What is required: Leave out any pictures and transcribe all other data below exactly.

Given information:
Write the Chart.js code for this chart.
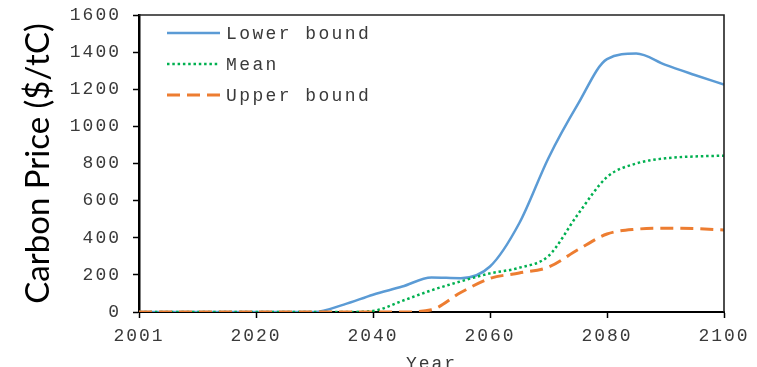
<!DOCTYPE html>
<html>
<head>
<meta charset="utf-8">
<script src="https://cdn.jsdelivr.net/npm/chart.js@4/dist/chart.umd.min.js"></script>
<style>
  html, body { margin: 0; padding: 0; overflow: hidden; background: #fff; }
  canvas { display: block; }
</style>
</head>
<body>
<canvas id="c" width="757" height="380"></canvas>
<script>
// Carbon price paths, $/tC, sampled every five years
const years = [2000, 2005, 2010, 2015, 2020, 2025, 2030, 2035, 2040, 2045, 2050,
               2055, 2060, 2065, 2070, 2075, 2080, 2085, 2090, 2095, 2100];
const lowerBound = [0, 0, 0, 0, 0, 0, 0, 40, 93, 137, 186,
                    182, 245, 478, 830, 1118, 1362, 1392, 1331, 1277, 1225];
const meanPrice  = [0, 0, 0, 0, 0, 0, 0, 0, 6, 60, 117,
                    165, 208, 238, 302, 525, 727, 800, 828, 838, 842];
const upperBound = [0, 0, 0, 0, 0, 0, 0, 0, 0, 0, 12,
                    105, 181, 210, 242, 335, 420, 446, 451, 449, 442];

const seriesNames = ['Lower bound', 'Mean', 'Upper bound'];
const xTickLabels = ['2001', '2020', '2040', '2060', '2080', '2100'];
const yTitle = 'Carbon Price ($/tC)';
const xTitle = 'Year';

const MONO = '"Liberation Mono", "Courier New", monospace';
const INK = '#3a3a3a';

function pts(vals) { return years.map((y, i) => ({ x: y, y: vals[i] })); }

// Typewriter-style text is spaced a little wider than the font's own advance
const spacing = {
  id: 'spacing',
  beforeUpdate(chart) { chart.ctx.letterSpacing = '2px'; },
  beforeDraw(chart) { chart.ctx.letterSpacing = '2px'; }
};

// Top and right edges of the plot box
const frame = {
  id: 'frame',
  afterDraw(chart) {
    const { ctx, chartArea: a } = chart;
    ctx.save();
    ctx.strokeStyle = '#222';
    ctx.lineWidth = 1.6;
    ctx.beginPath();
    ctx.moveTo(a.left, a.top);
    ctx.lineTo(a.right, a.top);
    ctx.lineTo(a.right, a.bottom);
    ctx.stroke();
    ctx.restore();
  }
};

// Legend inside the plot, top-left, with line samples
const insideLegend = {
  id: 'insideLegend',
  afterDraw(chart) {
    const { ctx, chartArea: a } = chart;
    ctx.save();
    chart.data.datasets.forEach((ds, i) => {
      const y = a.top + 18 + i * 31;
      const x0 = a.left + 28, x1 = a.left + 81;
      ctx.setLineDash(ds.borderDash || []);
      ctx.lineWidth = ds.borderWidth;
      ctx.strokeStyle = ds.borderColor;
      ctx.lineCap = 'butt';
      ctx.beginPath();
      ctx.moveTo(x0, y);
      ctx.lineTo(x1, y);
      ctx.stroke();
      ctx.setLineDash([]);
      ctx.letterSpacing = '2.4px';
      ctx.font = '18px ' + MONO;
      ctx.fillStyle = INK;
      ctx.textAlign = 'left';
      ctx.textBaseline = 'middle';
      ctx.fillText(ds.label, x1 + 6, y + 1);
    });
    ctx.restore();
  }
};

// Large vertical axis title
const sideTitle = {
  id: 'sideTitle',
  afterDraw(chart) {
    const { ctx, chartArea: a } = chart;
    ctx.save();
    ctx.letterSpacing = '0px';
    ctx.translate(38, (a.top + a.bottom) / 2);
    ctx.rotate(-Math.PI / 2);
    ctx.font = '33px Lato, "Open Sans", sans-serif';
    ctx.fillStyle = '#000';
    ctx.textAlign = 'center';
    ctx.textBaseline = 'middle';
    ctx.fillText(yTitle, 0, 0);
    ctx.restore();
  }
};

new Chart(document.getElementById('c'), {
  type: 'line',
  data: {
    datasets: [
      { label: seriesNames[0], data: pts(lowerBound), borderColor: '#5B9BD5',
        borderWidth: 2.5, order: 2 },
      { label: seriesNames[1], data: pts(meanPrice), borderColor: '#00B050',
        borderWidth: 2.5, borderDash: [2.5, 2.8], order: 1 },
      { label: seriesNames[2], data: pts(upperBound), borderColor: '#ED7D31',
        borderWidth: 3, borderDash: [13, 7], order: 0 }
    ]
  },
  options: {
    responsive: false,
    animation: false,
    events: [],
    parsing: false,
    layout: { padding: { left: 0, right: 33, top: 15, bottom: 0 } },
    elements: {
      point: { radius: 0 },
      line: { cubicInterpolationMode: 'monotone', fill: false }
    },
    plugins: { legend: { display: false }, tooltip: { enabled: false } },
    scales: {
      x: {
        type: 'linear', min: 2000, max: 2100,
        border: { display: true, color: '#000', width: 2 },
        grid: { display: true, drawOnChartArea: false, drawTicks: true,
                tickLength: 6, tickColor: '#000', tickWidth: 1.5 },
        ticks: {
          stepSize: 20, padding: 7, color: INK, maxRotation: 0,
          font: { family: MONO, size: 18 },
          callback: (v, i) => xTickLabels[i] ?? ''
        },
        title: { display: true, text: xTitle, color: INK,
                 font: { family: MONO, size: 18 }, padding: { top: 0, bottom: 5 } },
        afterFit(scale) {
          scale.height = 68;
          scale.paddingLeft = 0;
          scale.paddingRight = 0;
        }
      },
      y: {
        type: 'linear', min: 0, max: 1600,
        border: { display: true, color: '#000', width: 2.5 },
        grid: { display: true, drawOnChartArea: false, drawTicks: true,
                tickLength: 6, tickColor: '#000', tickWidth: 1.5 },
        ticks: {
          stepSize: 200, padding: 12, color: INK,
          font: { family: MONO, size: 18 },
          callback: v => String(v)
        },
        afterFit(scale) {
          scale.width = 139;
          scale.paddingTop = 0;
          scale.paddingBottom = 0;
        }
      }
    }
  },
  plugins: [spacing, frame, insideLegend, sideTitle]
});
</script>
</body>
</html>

Task output:
Write the Chart.js code for this chart.
<!DOCTYPE html>
<html>
<head>
<meta charset="utf-8">
<script src="https://cdn.jsdelivr.net/npm/chart.js@4/dist/chart.umd.min.js"></script>
<style>
  html, body { margin: 0; padding: 0; overflow: hidden; background: #fff; }
  canvas { display: block; }
</style>
</head>
<body>
<canvas id="c" width="757" height="380"></canvas>
<script>
// Carbon price paths, $/tC, sampled every five years
const years = [2000, 2005, 2010, 2015, 2020, 2025, 2030, 2035, 2040, 2045, 2050,
               2055, 2060, 2065, 2070, 2075, 2080, 2085, 2090, 2095, 2100];
const lowerBound = [0, 0, 0, 0, 0, 0, 0, 40, 93, 137, 186,
                    182, 245, 478, 830, 1118, 1362, 1392, 1331, 1277, 1225];
const meanPrice  = [0, 0, 0, 0, 0, 0, 0, 0, 6, 60, 117,
                    165, 208, 238, 302, 525, 727, 800, 828, 838, 842];
const upperBound = [0, 0, 0, 0, 0, 0, 0, 0, 0, 0, 12,
                    105, 181, 210, 242, 335, 420, 446, 451, 449, 442];

const seriesNames = ['Lower bound', 'Mean', 'Upper bound'];
const xTickLabels = ['2001', '2020', '2040', '2060', '2080', '2100'];
const yTitle = 'Carbon Price ($/tC)';
const xTitle = 'Year';

const MONO = '"Liberation Mono", "Courier New", monospace';
const INK = '#3a3a3a';

function pts(vals) { return years.map((y, i) => ({ x: y, y: vals[i] })); }

// Typewriter-style text is spaced a little wider than the font's own advance
const spacing = {
  id: 'spacing',
  beforeUpdate(chart) { chart.ctx.letterSpacing = '2px'; },
  beforeDraw(chart) { chart.ctx.letterSpacing = '2px'; }
};

// Top and right edges of the plot box
const frame = {
  id: 'frame',
  afterDraw(chart) {
    const { ctx, chartArea: a } = chart;
    ctx.save();
    ctx.strokeStyle = '#222';
    ctx.lineWidth = 1.6;
    ctx.beginPath();
    ctx.moveTo(a.left, a.top);
    ctx.lineTo(a.right, a.top);
    ctx.lineTo(a.right, a.bottom);
    ctx.stroke();
    ctx.restore();
  }
};

// Legend inside the plot, top-left, with line samples
const insideLegend = {
  id: 'insideLegend',
  afterDraw(chart) {
    const { ctx, chartArea: a } = chart;
    ctx.save();
    chart.data.datasets.forEach((ds, i) => {
      const y = a.top + 18 + i * 31;
      const x0 = a.left + 28, x1 = a.left + 81;
      ctx.setLineDash(ds.borderDash || []);
      ctx.lineWidth = ds.borderWidth;
      ctx.strokeStyle = ds.borderColor;
      ctx.lineCap = 'butt';
      ctx.beginPath();
      ctx.moveTo(x0, y);
      ctx.lineTo(x1, y);
      ctx.stroke();
      ctx.setLineDash([]);
      ctx.letterSpacing = '2.4px';
      ctx.font = '18px ' + MONO;
      ctx.fillStyle = INK;
      ctx.textAlign = 'left';
      ctx.textBaseline = 'middle';
      ctx.fillText(ds.label, x1 + 6, y + 1);
    });
    ctx.restore();
  }
};

// Large vertical axis title
const sideTitle = {
  id: 'sideTitle',
  afterDraw(chart) {
    const { ctx, chartArea: a } = chart;
    ctx.save();
    ctx.letterSpacing = '0px';
    ctx.translate(38, (a.top + a.bottom) / 2);
    ctx.rotate(-Math.PI / 2);
    ctx.font = '33px Lato, "Open Sans", sans-serif';
    ctx.fillStyle = '#000';
    ctx.textAlign = 'center';
    ctx.textBaseline = 'middle';
    ctx.fillText(yTitle, 0, 0);
    ctx.restore();
  }
};

new Chart(document.getElementById('c'), {
  type: 'line',
  data: {
    datasets: [
      { label: seriesNames[0], data: pts(lowerBound), borderColor: '#5B9BD5',
        borderWidth: 2.5, order: 2 },
      { label: seriesNames[1], data: pts(meanPrice), borderColor: '#00B050',
        borderWidth: 2.5, borderDash: [2.5, 2.8], order: 1 },
      { label: seriesNames[2], data: pts(upperBound), borderColor: '#ED7D31',
        borderWidth: 3, borderDash: [13, 7], order: 0 }
    ]
  },
  options: {
    responsive: false,
    animation: false,
    events: [],
    parsing: false,
    layout: { padding: { left: 0, right: 33, top: 15, bottom: 0 } },
    elements: {
      point: { radius: 0 },
      line: { cubicInterpolationMode: 'monotone', fill: false }
    },
    plugins: { legend: { display: false }, tooltip: { enabled: false } },
    scales: {
      x: {
        type: 'linear', min: 2000, max: 2100,
        border: { display: true, color: '#000', width: 2 },
        grid: { display: true, drawOnChartArea: false, drawTicks: true,
                tickLength: 6, tickColor: '#000', tickWidth: 1.5 },
        ticks: {
          stepSize: 20, padding: 7, color: INK, maxRotation: 0,
          font: { family: MONO, size: 18 },
          callback: (v, i) => xTickLabels[i] ?? ''
        },
        title: { display: true, text: xTitle, color: INK,
                 font: { family: MONO, size: 18 }, padding: { top: 0, bottom: 5 } },
        afterFit(scale) {
          scale.height = 68;
          scale.paddingLeft = 0;
          scale.paddingRight = 0;
        }
      },
      y: {
        type: 'linear', min: 0, max: 1600,
        border: { display: true, color: '#000', width: 2.5 },
        grid: { display: true, drawOnChartArea: false, drawTicks: true,
                tickLength: 6, tickColor: '#000', tickWidth: 1.5 },
        ticks: {
          stepSize: 200, padding: 12, color: INK,
          font: { family: MONO, size: 18 },
          callback: v => String(v)
        },
        afterFit(scale) {
          scale.width = 139;
          scale.paddingTop = 0;
          scale.paddingBottom = 0;
        }
      }
    }
  },
  plugins: [spacing, frame, insideLegend, sideTitle]
});
</script>
</body>
</html>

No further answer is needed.